Over the past decade sales of new stand-alone policies have fallen 75 percent, and 90 percent of companies that were selling LTC insurance have exited the market, according to a recent report on Forbes.com.

The largest player in the industry, Genworth Financial, is under pressure from its shareholders. It absorbed more than $1 billion in charges in 2014 for increased reserves and write-downs primarily for its legacy LTC business and just this past quarter reported LTC revenue fell 50 percent to $10 million.

So when Thrivent Financial recently announced it was acquiring Richfield-based Newman Long Term Care, it seemed out of character for the normally conservative nonprofit financial services company. Founder Beth Newman started her LTC insurance business 25 years ago, and today it is among the Upper Midwest's top brokers, working with individual clients through more than 5,000 financial advisers.

A primary driver of the acquisition, according to Knut Olson, Thrivent senior vice president in charge of sales, was to bring LTC expertise in-house. "Everybody in the Upper Midwest needs access to good advice on long-term care," he explained. Over the past two years Thrivent enlarged its market beyond its historic Lutheran base to include all Christian denominations and began working with Newman to distribute its own long LTC insurance product.

Olson said Thrivent will take a "hands off" approach to its acquisition, expected to close for an undisclosed sum later this summer. Newman will continue to offer competing LTC insurance products in addition to Thrivent's own policies.

Though Thrivent's larger size will provide scale and capital, Olson cautioned that he is "not looking to grow [LTC insurance policies] by leaps and bounds" but rather "to meet members' needs." LTC insurance represents less than 10 percent of Thrivent's overall business mix and is expected to remain in single digits into the future, he added.

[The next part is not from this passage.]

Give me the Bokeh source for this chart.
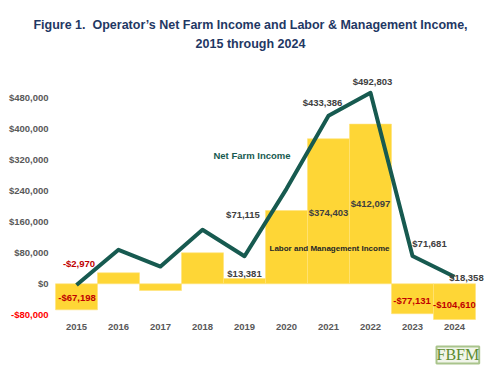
from bokeh.plotting import figure
from bokeh.models import ColumnDataSource, Range1d, Label
from bokeh.core.properties import value
from bokeh.embed import file_html
from bokeh.resources import INLINE

# ---- data ----
years = [2015, 2016, 2017, 2018, 2019, 2020, 2021, 2022, 2023, 2024]
net_farm_income = [-2970, 87700, 44600, 139400, 71115, 245000, 433386, 492803, 71681, 18358]
labor_mgmt_income = [-67198, 28400, -17300, 80000, 13381, 189000, 374403, 412097, -77131, -104610]
y_ticks = [-80000, 0, 80000, 160000, 240000, 320000, 400000, 480000]
y_tick_labels = ["-$80,000", "$0", "$80,000", "$160,000", "$240,000", "$320,000", "$400,000", "$480,000"]
x_tick_labels = ["2015", "2016", "2017", "2018", "2019", "2020", "2021", "2022", "2023", "2024"]
nfi_label_years = [2015, 2019, 2021, 2022, 2023, 2024]
lmi_label_years = [2015, 2019, 2021, 2022, 2023, 2024]
title_lines = ["Figure 1.\u00a0 Operator\u2019s Net Farm Income and Labor & Management Income,",
               "2015 through 2024"]

# ---- styles / label offsets (pixels, y down) ----
nfi_dx = [2.5, -1.5, -6, 2, 17, 12]
nfi_dy = [-21.5, -41.7, -13.4, -11, -12.5, 1]
nfi_col = ["#C00000", "#404040", "#404040", "#404040", "#404040", "#404040"]
lmi_dx = [0.5, 0, 0, 0, -0.5, 0]
lmi_dy = [-12.3, -5, 74, 79.4, -13, -20]
lmi_col = ["#C00000", "#404040", "#404040", "#404040", "#C00000", "#C00000"]
ytick_col = ["#FF0000"] + ["#595959"] * 7

FONT = "Liberation Sans"
GRAY = "#595959"
TEAL = "#175A50"
YELLOW = "#FED636"
NUM_SIZE = "9.5px"

# ---- layout (page pixels of the reference) ----
W, H = 484, 367
PAGE_OFF = 0
ZERO_Y = 283.3          # page y of value 0
PX_PER_UNIT = 31 / 80000.0
X2015 = 76.0            # page x of 2015
PX_PER_YEAR = 42.0
Y_AXIS_MIN, Y_AXIS_MAX = -92100, 560000   # plot-area limits

XMIN = years[0] - (X2015 - PAGE_OFF) / PX_PER_YEAR
XMAX = XMIN + W / PX_PER_YEAR
YMAX = (ZERO_Y - PAGE_OFF) / PX_PER_UNIT
YMIN = YMAX - H / PX_PER_UNIT

p = figure(width=W, height=H, output_backend="svg", toolbar_location=None,
           x_range=Range1d(XMIN, XMAX), y_range=Range1d(YMIN, YMAX),
           min_border=0, min_border_left=0, min_border_right=0,
           min_border_top=0, min_border_bottom=0)
p.outline_line_color = None
p.grid.visible = False
p.axis.visible = False
p.background_fill_color = "white"
p.border_fill_color = "white"

# bars (clipped at the bottom of the plot area)
bar_vals = [max(v, Y_AXIS_MIN) for v in labor_mgmt_income]
p.vbar(x=years, top=bar_vals, bottom=0, width=1.0,
       fill_color=YELLOW, line_color="#FFE27A", line_width=0.6)
# line
p.line(years, net_farm_income, line_color=TEAL, line_width=4, line_join="round")

def val_of(series, yrs):
    return [series[years.index(y)] for y in yrs]

def fmt(v):
    return ("-$" if v < 0 else "$") + f"{abs(v):,}"

common = dict(text_align="center", text_baseline="middle", text_font=value(FONT))

nfi_vals = val_of(net_farm_income, nfi_label_years)
src_nfi = ColumnDataSource(dict(x=nfi_label_years, y=nfi_vals, t=[fmt(v) for v in nfi_vals],
                                xo=nfi_dx, yo=nfi_dy, c=nfi_col))
p.text(x="x", y="y", text="t", x_offset="xo", y_offset="yo", text_color="c", source=src_nfi,
       text_font_size=NUM_SIZE, text_font_style="bold", **common)

lmi_vals = val_of(labor_mgmt_income, lmi_label_years)
src_lmi = ColumnDataSource(dict(x=lmi_label_years, y=lmi_vals, t=[fmt(v) for v in lmi_vals],
                                xo=lmi_dx, yo=lmi_dy, c=lmi_col))
p.text(x="x", y="y", text="t", x_offset="xo", y_offset="yo", text_color="c", source=src_lmi,
       text_font_size=NUM_SIZE, text_font_style="bold", **common)

# series names
p.text(x=[2019], y=[320000], text=["Net Farm Income"], x_offset=[7.5], y_offset=[-4.3],
       text_color=TEAL, text_font_size="9.5px", text_font_style="bold", **common)
p.text(x=[2021], y=[80000], text=["Labor and Management Income"], x_offset=[1], y_offset=[-4.3],
       text_color="#262626", text_font_size="8px", text_font_style="bold", **common)

# y axis tick labels
src_y = ColumnDataSource(dict(x=[years[0] - 0.5] * len(y_ticks), y=y_ticks, t=y_tick_labels, c=ytick_col))
p.text(x="x", y="y", text="t", text_color="c", source=src_y, x_offset=-7,
       text_align="right", text_baseline="middle", text_font=value(FONT),
       text_font_size=NUM_SIZE, text_font_style="bold")

# x axis tick labels
src_x = ColumnDataSource(dict(x=years, y=[Y_AXIS_MIN] * len(years), t=x_tick_labels))
p.text(x="x", y="y", text="t", source=src_x, y_offset=8, text_color=GRAY,
       text_font_size=NUM_SIZE, text_font_style="bold", **common)

# title
title_x = years[0] + (250 - X2015) / PX_PER_YEAR
p.text(x=[title_x, title_x], y=[Y_AXIS_MAX, Y_AXIS_MAX], text=title_lines,
       y_offset=[-42.3, -23.3], text_color="#1F3864", text_font_size="12.5px",
       text_font_style="bold", **common)

# FBFM logo
p.add_layout(Label(x=years[-1] + (436 - 454) / PX_PER_YEAR, y=Y_AXIS_MIN, y_offset=-44,
                   text="FBFM", text_align="left", text_baseline="bottom", text_color="#5E8C31",
                   text_font="Liberation Serif", text_font_size="16px",
                   background_fill_color="#F1F5EA", border_line_color="#A9C48C", border_line_width=2))

open("out.html", "w").write(file_html(p, INLINE))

The industry's troubles have multiple sources. The current historic low interest rate environment has hammered returns for insurance companies dependent on fixed income investments. In addition, LTC insurance only got a foothold in the insurance market in the 1980s and so is a relatively new product. Some early policies were mispriced, Newman explained. Insurers overestimated how many consumers would let their policies lapse and as a result were left with larger potential liabilities than they'd anticipated. Health care cost inflation and increasing longevity added to insurers' woes.

When re-pricing policies to correct for past miscalculations, insurers continued to offer high-end coverage including extended nursing home care and 5 percent inflation protection. As a result, consumers experienced "sticker shock" and backed away from the market, Newman said. But the experience of actual Genworth policyholders showed that they often chose less expensive assisted living or home care over nursing homes, Newman said. As a result, consumers were only using about two-thirds of the benefit level they had purchased.

(Gov. Mark Dayton recently signed legislation lowering the required inflation protection coverage from 3 percent to 1 percent as a way to bring down costs.)

The solution, Newman believes, is offering consumers policies with more modest benefits that they can afford and covering the risk that is most likely to occur.

Government statistics back up Newman's argument. The 3.6 million Medicaid recipients receiving long-term care benefits through home health agencies in 2012 was double the number of recipients in nursing homes.

Despite the current industry woes, Newman says she remains "committed to solving this for Middle America. … People need solutions to manage the financial risks," she added. "It's a discussion that has to happen."

Brad Allen is a freelance journalist.